Certo la politica si muove controcorrente: nei Paesi Bassi i tempi d’attesa per una richiesta d’asilo sono infatti decuplicati, da sei settimane a sei mesi; l’assistenza primaria per i sans-papiers è stata ridotta; il Ministro per la Casa, Stef Blok, ha firmato una proposta di legge per bandire l’accesso preferenziale dei rifugiati all’edilizia popolare. C’è poi chi farebbe di tutto, anche fuori della legge, pur di rallentare i flussi migratori: il primo ministro Rutte e il leader laburista Samsom, suo compagno di coalizione, hanno così vagheggiato di respingimenti verso le coste turche per “150/250 000 rifugiati”. In tutto ciò convinti che la Turchia possa diventare paese sicuro già domani, magari se arrivassero quei famosi miliardi dall’UE, e per avere “meno rifugiati in sei/otto settimane”.

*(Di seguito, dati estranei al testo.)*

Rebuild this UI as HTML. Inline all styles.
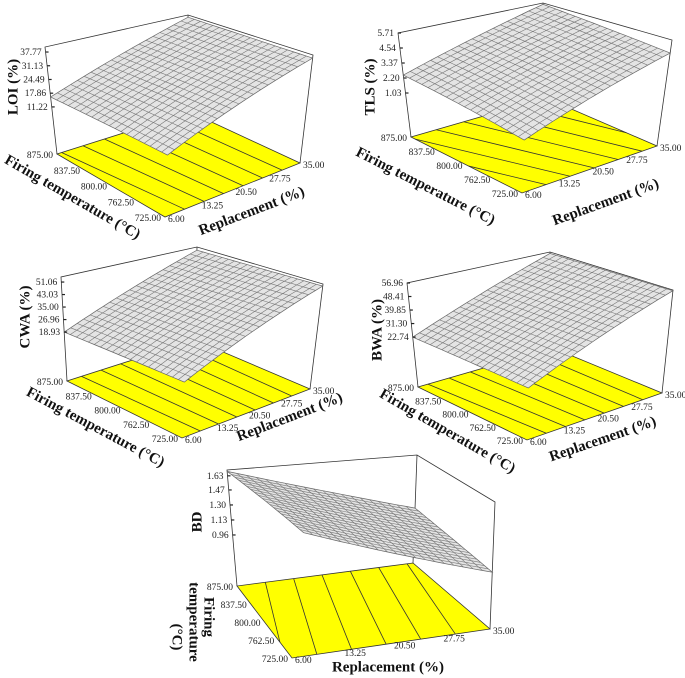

Preoccupa, allora, che l’Olanda abbia preso le redini del semestre di Presidenza Europea in giorni piuttosto delicati nei quali l’orologio di Schengen potrebbe battere la mezzanotte. Soprattutto per una cattiva gestione della “questione migratoria”, tra proposte indecenti e annunci populisti, che potrebbe presto tramutarsi in decisioni politiche – dure e dalle durissime conseguenze – come quelle dei cugini danesi e svedesi.

Intanto a sguazzare in questo clima da compravendita elettorale, da si salvi chi può in tempi di crollo dei consensi, rimangono l’estrema destra in tutte le sue declinazioni (dai filoleghisti di Wilders ai neofascisti di NVU, passando per gli islamofobi di Pegida) e la sua indisturbata ascesa.